Filter these entries, keeping only lines that hold the word "with".

***

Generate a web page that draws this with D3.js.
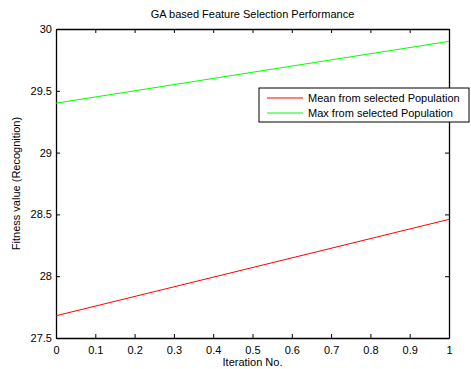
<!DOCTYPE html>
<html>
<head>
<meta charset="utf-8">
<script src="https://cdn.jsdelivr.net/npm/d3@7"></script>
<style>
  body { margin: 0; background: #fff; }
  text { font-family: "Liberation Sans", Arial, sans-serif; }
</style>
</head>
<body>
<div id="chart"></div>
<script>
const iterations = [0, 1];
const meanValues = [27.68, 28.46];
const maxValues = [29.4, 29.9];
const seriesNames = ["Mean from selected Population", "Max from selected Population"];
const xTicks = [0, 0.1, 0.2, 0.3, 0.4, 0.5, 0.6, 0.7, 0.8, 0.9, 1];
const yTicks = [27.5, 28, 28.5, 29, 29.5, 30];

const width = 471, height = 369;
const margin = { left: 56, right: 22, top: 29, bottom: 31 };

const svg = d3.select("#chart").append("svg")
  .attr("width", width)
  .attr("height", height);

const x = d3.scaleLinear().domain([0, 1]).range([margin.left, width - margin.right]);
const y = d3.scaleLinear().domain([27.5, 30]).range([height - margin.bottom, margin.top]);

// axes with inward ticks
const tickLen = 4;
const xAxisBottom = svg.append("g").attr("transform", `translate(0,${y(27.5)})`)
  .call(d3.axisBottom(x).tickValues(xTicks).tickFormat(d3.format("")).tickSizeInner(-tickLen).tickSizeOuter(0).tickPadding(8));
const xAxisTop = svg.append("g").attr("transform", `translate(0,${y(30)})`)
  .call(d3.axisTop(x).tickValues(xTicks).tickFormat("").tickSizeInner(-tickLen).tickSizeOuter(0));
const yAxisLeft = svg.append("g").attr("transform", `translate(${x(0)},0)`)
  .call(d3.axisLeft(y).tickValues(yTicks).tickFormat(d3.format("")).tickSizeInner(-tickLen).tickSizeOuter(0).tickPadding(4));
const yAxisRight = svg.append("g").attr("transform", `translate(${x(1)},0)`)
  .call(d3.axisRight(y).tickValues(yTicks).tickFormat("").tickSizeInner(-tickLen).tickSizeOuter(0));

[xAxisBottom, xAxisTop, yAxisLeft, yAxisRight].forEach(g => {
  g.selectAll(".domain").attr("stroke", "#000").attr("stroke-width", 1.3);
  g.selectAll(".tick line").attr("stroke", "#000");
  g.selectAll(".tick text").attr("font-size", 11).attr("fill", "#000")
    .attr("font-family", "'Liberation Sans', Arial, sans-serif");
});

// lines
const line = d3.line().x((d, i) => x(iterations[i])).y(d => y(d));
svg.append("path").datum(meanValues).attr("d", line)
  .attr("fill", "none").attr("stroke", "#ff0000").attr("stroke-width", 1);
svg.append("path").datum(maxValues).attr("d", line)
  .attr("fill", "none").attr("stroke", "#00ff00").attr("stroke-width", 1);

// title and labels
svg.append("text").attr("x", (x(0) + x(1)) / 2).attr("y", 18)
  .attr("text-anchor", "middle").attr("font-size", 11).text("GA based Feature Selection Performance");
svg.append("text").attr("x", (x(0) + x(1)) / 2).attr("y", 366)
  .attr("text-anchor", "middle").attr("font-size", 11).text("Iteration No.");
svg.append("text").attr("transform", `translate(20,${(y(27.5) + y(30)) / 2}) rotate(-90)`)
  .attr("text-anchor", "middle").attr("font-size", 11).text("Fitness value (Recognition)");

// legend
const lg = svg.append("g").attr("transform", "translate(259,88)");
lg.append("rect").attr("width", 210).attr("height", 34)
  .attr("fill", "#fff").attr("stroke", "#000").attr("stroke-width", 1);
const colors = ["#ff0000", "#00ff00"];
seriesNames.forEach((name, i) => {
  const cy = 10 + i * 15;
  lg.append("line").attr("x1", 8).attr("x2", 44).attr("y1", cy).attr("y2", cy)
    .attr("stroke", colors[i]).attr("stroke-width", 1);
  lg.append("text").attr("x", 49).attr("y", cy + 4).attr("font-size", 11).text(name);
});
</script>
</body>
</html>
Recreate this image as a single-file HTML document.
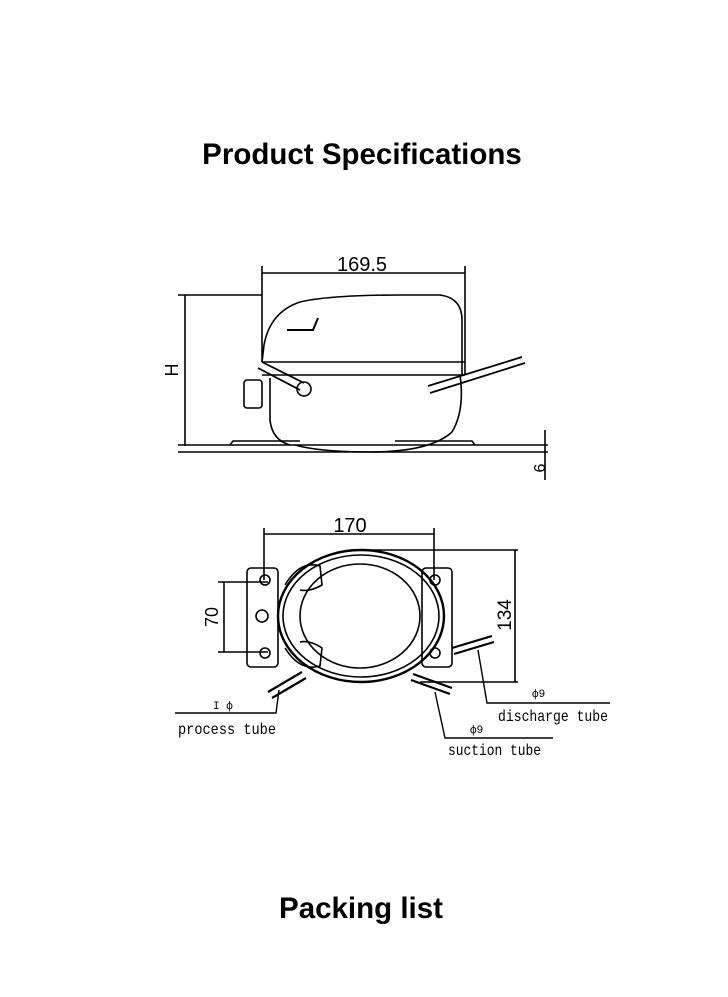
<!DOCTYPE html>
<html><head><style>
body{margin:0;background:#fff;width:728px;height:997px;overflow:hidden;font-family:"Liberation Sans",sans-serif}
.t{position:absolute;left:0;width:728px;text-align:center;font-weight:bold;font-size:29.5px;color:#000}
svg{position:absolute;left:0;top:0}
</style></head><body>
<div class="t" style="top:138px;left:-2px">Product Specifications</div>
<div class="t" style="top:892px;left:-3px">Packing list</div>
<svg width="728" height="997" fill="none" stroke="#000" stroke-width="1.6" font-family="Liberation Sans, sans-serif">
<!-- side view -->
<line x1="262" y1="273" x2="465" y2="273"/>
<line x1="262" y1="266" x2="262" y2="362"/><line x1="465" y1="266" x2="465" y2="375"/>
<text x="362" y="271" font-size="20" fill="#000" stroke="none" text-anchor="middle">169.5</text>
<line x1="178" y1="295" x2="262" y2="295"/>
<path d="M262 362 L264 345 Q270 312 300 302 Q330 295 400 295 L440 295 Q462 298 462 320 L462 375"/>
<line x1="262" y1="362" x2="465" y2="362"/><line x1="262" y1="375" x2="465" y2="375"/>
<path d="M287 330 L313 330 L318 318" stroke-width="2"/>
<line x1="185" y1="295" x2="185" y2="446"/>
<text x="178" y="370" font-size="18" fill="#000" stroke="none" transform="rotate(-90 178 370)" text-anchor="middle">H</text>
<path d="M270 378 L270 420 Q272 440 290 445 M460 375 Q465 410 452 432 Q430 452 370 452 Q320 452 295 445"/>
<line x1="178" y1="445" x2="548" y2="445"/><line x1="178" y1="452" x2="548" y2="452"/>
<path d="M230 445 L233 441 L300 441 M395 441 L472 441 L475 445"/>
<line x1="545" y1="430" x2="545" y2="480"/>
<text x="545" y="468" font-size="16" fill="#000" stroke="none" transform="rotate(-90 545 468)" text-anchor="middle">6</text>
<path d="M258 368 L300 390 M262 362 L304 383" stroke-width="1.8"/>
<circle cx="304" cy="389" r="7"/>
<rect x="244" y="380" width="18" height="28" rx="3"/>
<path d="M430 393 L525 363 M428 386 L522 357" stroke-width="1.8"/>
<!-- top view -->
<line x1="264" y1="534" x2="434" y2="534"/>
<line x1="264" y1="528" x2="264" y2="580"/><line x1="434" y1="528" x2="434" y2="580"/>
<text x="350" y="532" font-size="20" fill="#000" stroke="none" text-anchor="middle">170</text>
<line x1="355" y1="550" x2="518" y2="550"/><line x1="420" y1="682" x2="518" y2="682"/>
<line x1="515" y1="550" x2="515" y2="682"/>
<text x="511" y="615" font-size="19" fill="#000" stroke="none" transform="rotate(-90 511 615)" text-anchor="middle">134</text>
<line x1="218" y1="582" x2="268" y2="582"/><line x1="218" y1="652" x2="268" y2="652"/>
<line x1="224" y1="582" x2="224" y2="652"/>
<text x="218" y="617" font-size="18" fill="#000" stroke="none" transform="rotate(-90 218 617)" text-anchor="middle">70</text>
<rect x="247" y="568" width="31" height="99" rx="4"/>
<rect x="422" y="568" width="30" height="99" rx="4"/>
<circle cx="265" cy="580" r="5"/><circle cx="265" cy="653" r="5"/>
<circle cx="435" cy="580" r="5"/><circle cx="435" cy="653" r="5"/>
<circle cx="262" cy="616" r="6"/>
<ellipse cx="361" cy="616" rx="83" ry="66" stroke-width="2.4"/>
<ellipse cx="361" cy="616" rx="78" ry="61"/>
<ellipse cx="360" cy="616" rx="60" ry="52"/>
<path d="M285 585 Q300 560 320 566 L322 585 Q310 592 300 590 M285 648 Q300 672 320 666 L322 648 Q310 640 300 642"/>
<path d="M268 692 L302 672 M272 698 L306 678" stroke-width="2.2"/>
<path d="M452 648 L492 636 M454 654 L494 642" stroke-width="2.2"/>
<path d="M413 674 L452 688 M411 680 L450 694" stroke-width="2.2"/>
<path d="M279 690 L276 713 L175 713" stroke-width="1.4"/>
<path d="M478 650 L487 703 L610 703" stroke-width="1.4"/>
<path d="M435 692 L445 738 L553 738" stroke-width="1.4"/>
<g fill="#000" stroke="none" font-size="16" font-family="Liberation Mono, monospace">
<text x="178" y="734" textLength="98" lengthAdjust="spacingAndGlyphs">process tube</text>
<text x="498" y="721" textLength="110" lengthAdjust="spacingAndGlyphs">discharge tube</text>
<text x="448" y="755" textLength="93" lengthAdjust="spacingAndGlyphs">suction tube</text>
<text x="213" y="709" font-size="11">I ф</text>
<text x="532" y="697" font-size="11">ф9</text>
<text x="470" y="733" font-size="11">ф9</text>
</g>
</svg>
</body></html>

***

REPLY TO THE EXERCISE:
Generate a web page that draws this with D3.js.
// axes with inward ticks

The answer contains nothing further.